Former Masters champion Zach Johnson, who shot 74, 77 to miss the cut, stirred controversy after he said the USGA "manipulated" the course. He said that while he "loved" Merion because of its history and emphasis on accuracy, he also acknowledged logistics were a problem.
"It's not ideal," he said, "but I would love to see something hosted there. Maybe not a U.S. Open, but something, because it's such a great course."
But not every pro was willing to take up arms against one of the game's most storied venues.

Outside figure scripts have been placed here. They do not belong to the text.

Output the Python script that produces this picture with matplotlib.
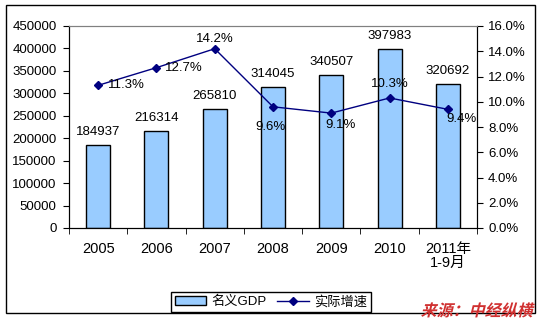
import matplotlib.pyplot as plt
import numpy as np
from matplotlib.patches import Rectangle, PathPatch
from matplotlib.textpath import TextPath
from matplotlib.font_manager import FontProperties
from matplotlib.transforms import Affine2D, IdentityTransform

plt.rcParams['font.family'] = ['Liberation Sans', 'Noto Sans CJK SC']
plt.rcParams['font.size'] = 9

years = ['2005', '2006', '2007', '2008', '2009', '2010', '2011年\n1-9月']
gdp = [184937, 216314, 265810, 314045, 340507, 397983, 320692]
growth = [11.3, 12.7, 14.2, 9.6, 9.1, 10.3, 9.4]

# pixel offsets of the growth labels from their markers (dx, dy, ha)
growth_label_pos = [(10, 0, 'left'), (9, 0, 'left'), (0, 10, 'center'),
                    (-3, -20, 'center'), (9, -12, 'center'),
                    (0, 14, 'center'), (14, -10, 'center')]

fig = plt.figure(figsize=(5.42, 3.22), dpi=100)
ax = fig.add_axes([69 / 542, 1 - 228 / 322, 408 / 542, 202 / 322])
ax2 = ax.twinx()

x = np.arange(len(years))
bars = ax.bar(x, gdp, 0.41, color='#99CCFF', edgecolor='black', linewidth=1,
              label='名义GDP', zorder=2)
for xi, v in zip(x, gdp):
    ax.annotate(str(v), (xi, v), xytext=(0, 13), textcoords='offset pixels',
                ha='center', va='center', fontsize=9.5)

ax.set_xlim(-0.5, len(years) - 0.5)
ax.set_ylim(0, 450000)
ax.set_yticks(np.arange(0, 450001, 50000))
ax.set_xticks(x)
ax.set_xticklabels(years, fontsize=10.5, linespacing=1.0)
ax.set_xticks(np.arange(-0.5, len(years), 1), minor=True)
ax.tick_params(axis='x', which='major', length=0, pad=10)
ax.tick_params(axis='x', which='minor', length=4, direction='out')
ax.tick_params(axis='y', length=4, direction='out', pad=5, labelsize=9.5)

line, = ax2.plot(x, growth, color='#000080', linewidth=1, marker='D',
                 markersize=4, label='实际增速', zorder=3)
for xi, v, (dx, dy, ha) in zip(x, growth, growth_label_pos):
    ax2.annotate(f'{v:.1f}%', (xi, v), xytext=(dx, dy),
                 textcoords='offset pixels', ha=ha, va='center', fontsize=9.5)
ax2.set_ylim(0, 16)
ax2.set_yticks(np.arange(0, 16.1, 2))
ax2.set_yticklabels([f'{t:.1f}%' for t in np.arange(0, 16.1, 2)])
ax2.tick_params(axis='y', length=4, direction='out', pad=4, labelsize=9.5)

for a in (ax, ax2):
    a.spines['top'].set_color('#808080')
    a.spines['left'].set_color('black')
    a.spines['right'].set_color('black')
    a.spines['bottom'].set_color('black')

fig.legend(handles=[bars, line], loc='center', ncol=2,
           bbox_to_anchor=(271 / 542, 1 - 302 / 322), frameon=True,
           fancybox=False, edgecolor='black', framealpha=1, fontsize=9.5,
           handlelength=2.4, handletextpad=0.4, columnspacing=0.8,
           borderpad=0.25)

# outer chart frame
fig.patches.append(Rectangle((6 / 542, 1 - 313 / 322), 529 / 542, 308 / 322,
                             transform=fig.transFigure, fill=False,
                             edgecolor='black', linewidth=1))

# slanted source note, drawn as a sheared text path in pixel space
src = TextPath((0, 0), '来源：中经纵横', size=16,
               prop=FontProperties(family='Noto Sans CJK SC', weight='bold'))
w = src.get_extents().width
tr = Affine2D().skew_deg(14, 0).translate(532 - w, 322 - 316) + IdentityTransform()
fig.patches.append(PathPatch(src, transform=tr, facecolor='#D03030',
                             edgecolor='none'))

fig.savefig('out.png', dpi=100)
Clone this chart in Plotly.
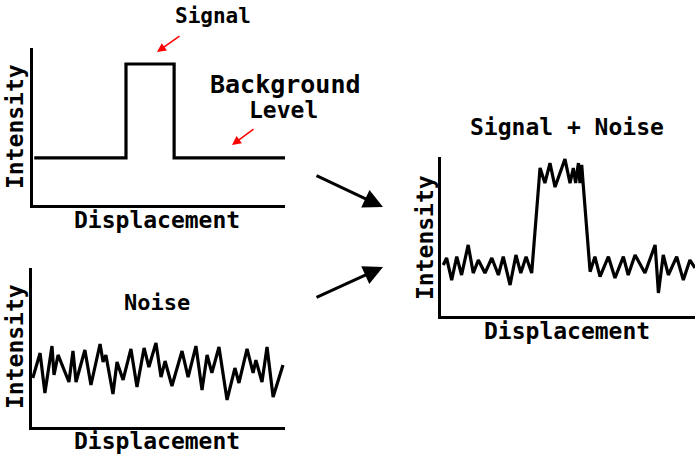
import plotly.graph_objects as go

W, H = 700, 459

# ---- data (arbitrary units: displacement 0-100, intensity 0-100) ----
signal_x = [0.5, 36.9, 36.9, 56.0, 56.0, 100]
signal_y = [30, 30, 89.8, 89.8, 30, 30]

noise_x = [0.3, 3.2, 5.1, 7.9, 8.7, 10.3, 14.6, 16.2, 17.4, 20.9, 23.3, 26.9, 28.1, 29.2,
           32.0, 33.6, 36.0, 39.1, 41.5, 44.3, 46.2, 49.0, 51.0, 52.6, 55.3, 59.3, 61.7,
           64.8, 67.2, 69.2, 71.1, 73.9, 77.1, 80.2, 81.8, 85.0, 87.4, 88.5, 90.9, 92.9,
           95.3, 99.2]
noise_y = [30.8, 46.5, 21.4, 50.9, 32.7, 45.3, 28.3, 47.8, 28.3, 48.4, 26.4, 52.2, 40.9, 45.3,
           20.8, 40.9, 29.6, 49.1, 25.2, 49.7, 37.7, 52.8, 31.4, 41.5, 25.8, 47.8, 31.4,
           50.9, 23.3, 45.3, 34.0, 50.3, 17.0, 37.1, 27.7, 49.1, 34.0, 42.1, 28.3, 50.3,
           18.9, 39.0]

combo_x = [0.9, 2.2, 4.2, 6.2, 8.1, 10.7, 12.7, 14.7, 17.3, 20.0, 22.6, 24.5, 27.2, 29.5,
           31.4, 33.5, 35.7, 39.0, 40.9, 42.9, 44.9, 48.8, 50.8, 52.1, 53.0, 54.1, 54.7,
           55.4, 56.0, 58.7, 60.6, 62.6, 65.9, 68.5, 71.8, 73.7, 76.4, 80.3, 84.3, 85.6,
           87.5, 89.5, 92.8, 95.4, 98.0, 100]
combo_y = [32.1, 36.5, 22.6, 37.3, 25.8, 44.7, 27.0, 35.2, 27.0, 36.5, 25.8, 37.3, 19.5, 38.4,
           27.0, 37.3, 27.0, 93.1, 83.6, 96.2, 81.1, 98.7, 83.6, 93.1, 83.6, 96.2, 83.6,
           95.0, 82.4, 27.9, 37.3, 24.7, 37.3, 23.9, 37.3, 25.8, 38.4, 27.0, 44.7, 14.5,
           38.4, 25.8, 37.3, 22.6, 35.2, 30.2]

axis_title_x = "Displacement"
axis_title_y = "Intensity"
FONT = "DejaVu Sans Mono"


def px(x):
    return x / W


def py(y):
    return 1 - y / H


# panel boxes in pixels: (left, right, top, bottom)
panels = [
    (33, 285, 48, 205),
    (32, 285, 268, 427),
    (441, 695, 157, 316),
]

fig = go.Figure()
series = [(signal_x, signal_y), (noise_x, noise_y), (combo_x, combo_y)]
layout_axes = {}
for i, ((l, r, t, b), (xs, ys)) in enumerate(zip(panels, series), start=1):
    sfx = "" if i == 1 else str(i)
    fig.add_trace(go.Scatter(x=xs, y=ys, mode="lines",
                             line=dict(color="black", width=3.2),
                             xaxis="x" + sfx, yaxis="y" + sfx,
                             showlegend=False, hoverinfo="skip"))
    common = dict(showline=True, linecolor="black", linewidth=3, showgrid=False,
                  zeroline=False, showticklabels=False, ticks="", fixedrange=True)
    layout_axes["xaxis" + sfx] = dict(domain=[px(l), px(r)], range=[0, 100],
                                      anchor="y" + sfx, **common)
    layout_axes["yaxis" + sfx] = dict(domain=[py(b), py(t)], range=[0, 100],
                                      anchor="x" + sfx, **common)

fig.update_layout(**layout_axes)

texts = [
    ("Signal", 213, 16, 21, 0),
    ("Background", 285, 84, 25, 0),
    ("Level", 283, 110, 23, 0),
    ("Noise", 157, 302, 22, 0),
    ("Signal + Noise", 567, 127, 23, 0),
    (axis_title_x, 157, 220, 23, 0),
    (axis_title_x, 157, 441, 23, 0),
    (axis_title_x, 567, 331, 23, 0),
    (axis_title_y, 15, 127, 23, -90),
    (axis_title_y, 15, 347, 23, -90),
    (axis_title_y, 425, 237, 23, -90),
]
annotations = []
for txt, x, y, size, ang in texts:
    annotations.append(dict(text="<b>" + txt + "</b>", x=px(x), y=py(y),
                            xref="paper", yref="paper",
                            showarrow=False, textangle=ang, xanchor="center",
                            yanchor="middle",
                            font=dict(family=FONT, size=size, color="black")))

# arrows: (head_x, head_y, tail_dx, tail_dy, color, width, headsize)
arrows = [
    (383, 207, -68, -32, "black", 3, 1.3),
    (383, 267, -68, 31, "black", 3, 1.3),
    (157, 52, 24, -17, "red", 1.5, 1.2),
    (232, 145, 23, -17, "red", 1.5, 1.2),
]
for hx, hy, dx, dy, col, w, hs in arrows:
    annotations.append(dict(x=px(hx), y=py(hy), xref="paper", yref="paper",
                            ax=dx, ay=dy, axref="pixel", ayref="pixel",
                            showarrow=True, arrowhead=2, arrowsize=hs,
                            arrowwidth=w, arrowcolor=col, text=""))

fig.update_layout(annotations=annotations, width=W, height=H,
                  margin=dict(l=0, r=0, t=0, b=0),
                  paper_bgcolor="white", plot_bgcolor="white")

fig.write_html("out.html", config={"displayModeBar": False},
               post_script="document.body.style.margin='0';document.body.style.overflow='hidden';")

Nicolas Colsaerts, who finished T-10, said he didn't have any complaints because he felt lucky just to play in the U.S. Open. Jason Dufner, whose final round 67 shot him up the leaderboard into a T-4, took a different approach altogether:
"Probably doesn't make much of a difference for me," he said. "The USGA works on a 10 to 15 year rotation, so I'm not sure I'll be playing in another U.S. Open in 15 years."